Renewable fuels groups and pro-renewable fuel legislators this week are ramping up support for the Renewable Fuel Standard ahead of EPA's required renewable volume obligation announcement on or before June 1.
EPA said earlier this year it would release RVOs for 2014, 2015 and 2016 by June 1, following significant backlash for previous missed deadlines. In 2013, EPA was nine months late in issuing the renewable volume obligations and more than 17 months late in issuing the 2014 rule.
Sens. Chuck Grassley and Joni Ernst, Reps. Dave Loebsack, Steve King, David Young, and Rod Blum – Iowa's entire delegation – on Wednesday urged the EPA to retain RVO levels "consistent with Congress' intent when the RFS became law."
"Farmers and biofuels producers have done their part. The EPA needs to do its part," Grassley said. "The levels ought to reflect the reality of what can be accomplished in an unbiased way. That's what the law requires, and that's what consumers who want fuel choices deserve."
As part of the push before RVO release, Fuels America is releasing a print ad campaign in the New York Times this week that focuses on "EPA's choice" – oil profits or rural America.
"The choice comes down to this -- reward the oil industry for refusing to fulfill its obligations under the policy, or get the RFS back on track by following the spirit and intent of the law," Fuels America's campaign says. "Instead of arriving at a rule that is based on the renewable fuel industry’s ability to supply fuel to consumers as Congress intended, oil companies would have the EPA block competition from renewable fuel on the oil industry’s behalf."

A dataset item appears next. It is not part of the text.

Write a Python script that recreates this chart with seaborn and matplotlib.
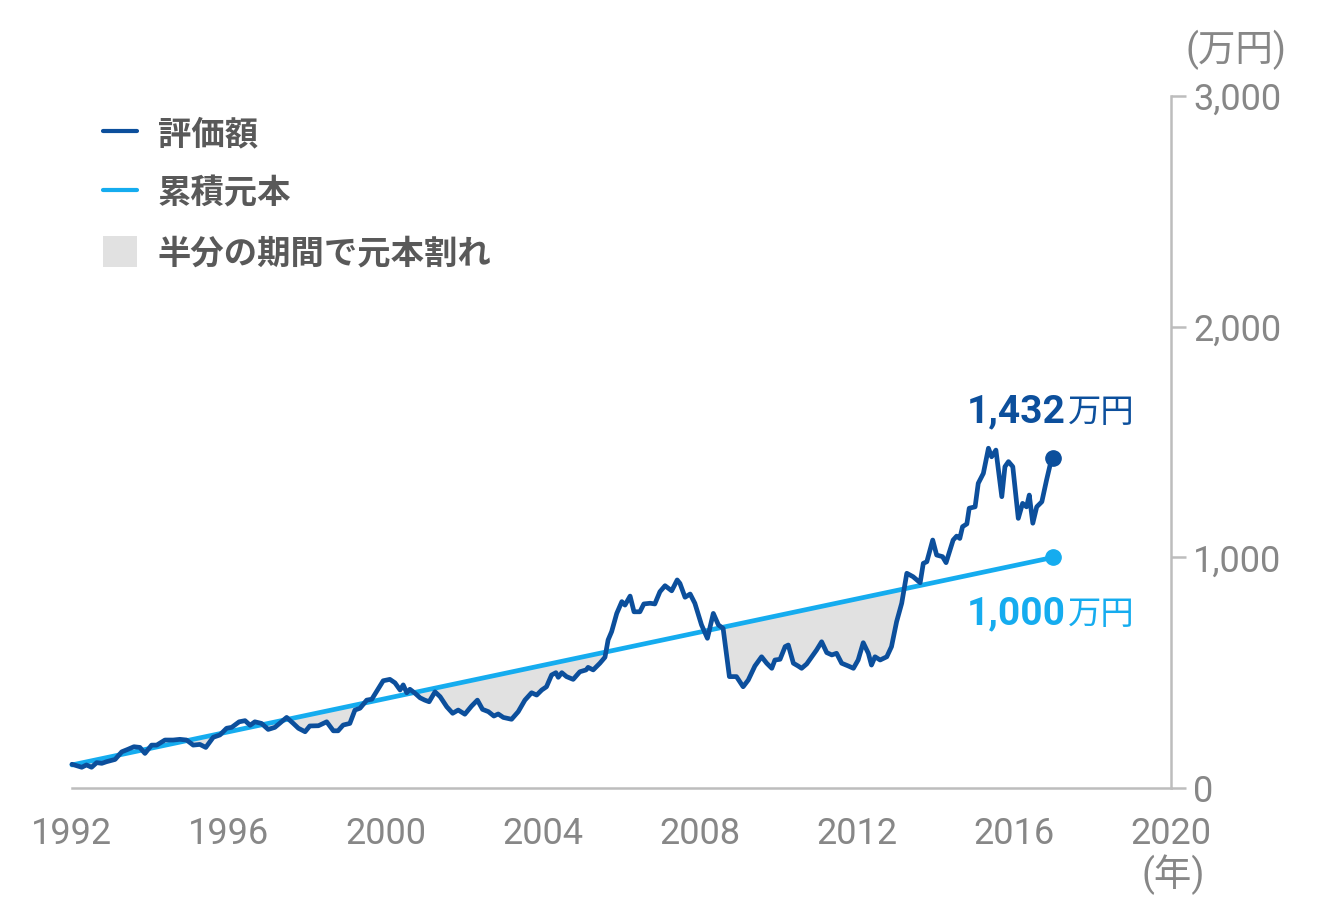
import numpy as np
import pandas as pd
import seaborn as sns
import matplotlib.pyplot as plt
from matplotlib.lines import Line2D
from matplotlib.patches import Patch

# 評価額（万円）: 1992年〜2017年
years = [1992.00, 1992.25, 1992.37, 1992.50, 1992.63, 1992.76, 1992.88, 1993.10, 1993.27, 1993.43,
         1993.58, 1993.73, 1993.86, 1994.03, 1994.16, 1994.37, 1994.58, 1994.75, 1994.92, 1995.09,
         1995.26, 1995.41, 1995.60, 1995.77, 1995.94, 1996.07, 1996.26, 1996.41, 1996.54, 1996.66,
         1996.83, 1997.00, 1997.17, 1997.47, 1997.64, 1997.77, 1997.94, 1998.06, 1998.28, 1998.49,
         1998.66, 1998.78, 1998.91, 1999.08, 1999.21, 1999.34, 1999.51, 1999.64, 1999.93, 2000.10,
         2000.23, 2000.36, 2000.44, 2000.53, 2000.61, 2000.74, 2000.87, 2000.99, 2001.10, 2001.25,
         2001.38, 2001.55, 2001.70, 2001.84, 2002.01, 2002.18, 2002.33, 2002.46, 2002.61, 2002.75,
         2002.86, 2002.99, 2003.20, 2003.37, 2003.54, 2003.71, 2003.84, 2003.97, 2004.09, 2004.22,
         2004.33, 2004.39, 2004.48, 2004.60, 2004.77, 2004.94, 2005.10, 2005.15, 2005.28, 2005.45,
         2005.58, 2005.66, 2005.75, 2005.88, 2006.01, 2006.09, 2006.22, 2006.32, 2006.47, 2006.57,
         2006.73, 2006.85, 2006.98, 2007.11, 2007.28, 2007.42, 2007.49, 2007.62, 2007.75, 2007.87,
         2008.04, 2008.19, 2008.34, 2008.47, 2008.59, 2008.75, 2008.93, 2009.10, 2009.23, 2009.40,
         2009.57, 2009.70, 2009.83, 2009.91, 2010.04, 2010.17, 2010.25, 2010.38, 2010.50, 2010.59,
         2010.72, 2010.85, 2010.97, 2011.10, 2011.23, 2011.36, 2011.48, 2011.61, 2011.78, 2011.91,
         2012.03, 2012.16, 2012.29, 2012.37, 2012.46, 2012.59, 2012.76, 2012.88, 2013.01, 2013.14,
         2013.27, 2013.43, 2013.61, 2013.69, 2013.78, 2013.93, 2014.03, 2014.18, 2014.27, 2014.45,
         2014.54, 2014.62, 2014.69, 2014.80, 2014.86, 2015.01, 2015.09, 2015.22, 2015.35, 2015.43,
         2015.54, 2015.69, 2015.77, 2015.86, 2015.97, 2016.11, 2016.22, 2016.32, 2016.39, 2016.48,
         2016.58, 2016.71, 2016.83, 2016.92, 2017.00]
value = [103, 90, 100, 90, 110, 107, 114, 124, 157, 168,
         179, 176, 150, 186, 186, 208, 208, 211, 208, 186,
         189, 176, 220, 230, 259, 263, 287, 292, 272, 287,
         280, 254, 263, 306, 280, 259, 244, 269, 270, 287,
         248, 248, 273, 280, 338, 346, 381, 385, 465, 471,
         456, 425, 447, 413, 428, 411, 391, 381, 374, 417,
         396, 352, 324, 338, 320, 355, 381, 341, 331, 312,
         321, 306, 298, 331, 381, 413, 403, 425, 439, 490,
         500, 480, 500, 483, 471, 504, 512, 523, 512, 541,
         567, 642, 678, 757, 808, 793, 832, 764, 764, 798,
         801, 798, 851, 877, 855, 902, 887, 827, 841, 801,
         707, 649, 757, 707, 692, 483, 483, 439, 468, 529,
         569, 541, 519, 555, 558, 613, 620, 541, 529, 519,
         538, 569, 598, 634, 587, 577, 584, 541, 529, 519,
         555, 630, 584, 533, 569, 555, 569, 613, 721, 801,
         931, 916, 890, 974, 981, 1075, 1010, 1003, 977, 1075,
         1092, 1082, 1133, 1145, 1213, 1219, 1321, 1364, 1473, 1436,
         1465, 1263, 1393, 1415, 1393, 1169, 1234, 1219, 1270, 1148,
         1219, 1241, 1335, 1400, 1432]

# 累積元本（万円）
principal_years = [1992, 2017]
principal = [100, 1000]

x_ticks = [1992, 1996, 2000, 2004, 2008, 2012, 2016, 2020]
y_ticks = [0, 1000, 2000, 3000]
y_ticklabels = ["0", "1,000", "2,000", "3,000"]

labels = ["評価額", "累積元本", "半分の期間で元本割れ"]

DARK = "#0c4f9c"
LIGHT = "#15acef"
FILL = "#e1e1e1"
AXIS = "#bdbdbd"
GREY_TXT = "#878787"

sns.set_theme(style="white")
plt.rcParams['font.family'] = ['Roboto', 'Noto Sans CJK JP', 'DejaVu Sans']

df = pd.DataFrame({"year": years, "value": value})
df["principal"] = np.interp(df["year"], principal_years, principal)

fig = plt.figure(figsize=(13.2, 9.18), dpi=100)
ax = fig.add_axes([0.0545, 0.1416, 0.8326, 0.7538])

ax.fill_between(df["year"], df["value"], df["principal"],
                where=df["value"] < df["principal"], interpolate=True,
                color=FILL, linewidth=0, zorder=1)
sns.lineplot(x=principal_years, y=principal, ax=ax, color=LIGHT, linewidth=3.4,
             zorder=2, clip_on=False)
sns.lineplot(data=df, x="year", y="value", ax=ax, color=DARK, linewidth=3.4,
             estimator=None, sort=False, zorder=3, clip_on=False)
ax.plot(principal_years[-1], principal[-1], "o", color=LIGHT, markersize=11, zorder=4)
ax.plot(years[-1], value[-1], "o", color=DARK, markersize=11, zorder=4)

ax.set_xlim(1992, 2020)
ax.set_ylim(0, 3000)
ax.set_xticks(x_ticks)
ax.set_xticklabels([str(t) for t in x_ticks])
ax.set_yticks(y_ticks)
ax.set_yticklabels(y_ticklabels)
ax.yaxis.tick_right()
ax.set_xlabel("")
ax.set_ylabel("")

for s in ["left", "top"]:
    ax.spines[s].set_visible(False)
for s in ["right", "bottom"]:
    ax.spines[s].set_color(AXIS)
    ax.spines[s].set_linewidth(1.8)
ax.tick_params(axis="x", direction="out", length=11, width=1.8, color=AXIS,
               labelsize=26, labelcolor=GREY_TXT, pad=9)
ax.tick_params(axis="y", direction="out", length=11, width=1.8, color=AXIS,
               labelsize=26, labelcolor=GREY_TXT, pad=5, right=True, left=False)

fig.text(1173 / 1320, 1 - 875 / 918, "(年)", ha="center", va="center",
         fontsize=27, color=GREY_TXT)
fig.text(1236 / 1320, 1 - 50 / 918, "(万円)", ha="center", va="center",
         fontsize=27, color=GREY_TXT)

# 終点の注記
fig.text(1066 / 1320, 1 - 422 / 918, "1,432", ha="right", va="baseline",
         fontsize=28, fontweight="bold", color=DARK)
fig.text(1068 / 1320, 1 - 422 / 918, "万円", ha="left", va="baseline",
         fontsize=24, color=DARK)
fig.text(1066 / 1320, 1 - 624 / 918, "1,000", ha="right", va="baseline",
         fontsize=28, fontweight="bold", color=LIGHT)
fig.text(1068 / 1320, 1 - 624 / 918, "万円", ha="left", va="baseline",
         fontsize=24, color=LIGHT)

handles = [Line2D([], [], color=DARK, linewidth=3),
           Line2D([], [], color=LIGHT, linewidth=3),
           Patch(facecolor=FILL, edgecolor="none")]
leg = ax.legend(handles, labels, loc="upper left", frameon=False,
                bbox_to_anchor=(103 / 1320, 1 - 117 / 918), bbox_transform=fig.transFigure,
                borderpad=0, borderaxespad=0, handlelength=1.02, handleheight=1.08,
                handletextpad=0.62, labelspacing=0.76,
                prop={"size": 24, "weight": "bold"})
for t in leg.get_texts():
    t.set_color("#595959")

fig.savefig("out.png", dpi=100)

The 2014 Renewable Fuel Standard RVO proposal was lower than initial targets, suggesting ranges of volumes rather than specific figures and citing concerns about the E10 "blend wall." The agency explained the blend wall as a market saturation of 10% ethanol due to falling gasoline consumption and thus, inability to blend ethanol into the available fuel supply without raising blend levels.
The proposal marked a 1.4 billion gallon reduction in how much corn ethanol would be required under the RFS – from 16.5 billion gallons in 2013 to 15.2 in 2014.
The lower volumes concerned corn and renewables groups and kicked off a lengthy comment period. Because final volumes have not been announced, ethanol-supporting groups said the entire industry has been unsure if investments in infrastructure and other production costs are prudent.
EPA's sluggishness, groups say, has cost the industry not only funding but also jobs, coming at a time when commercial cellulosic ethanol was breaking into the market and biodiesel plants were under construction.
According to an analysis by the Biotechnology Industry Organization, RFS uncertainty since 2013 has frozen $13.7 billion in biofuels investment.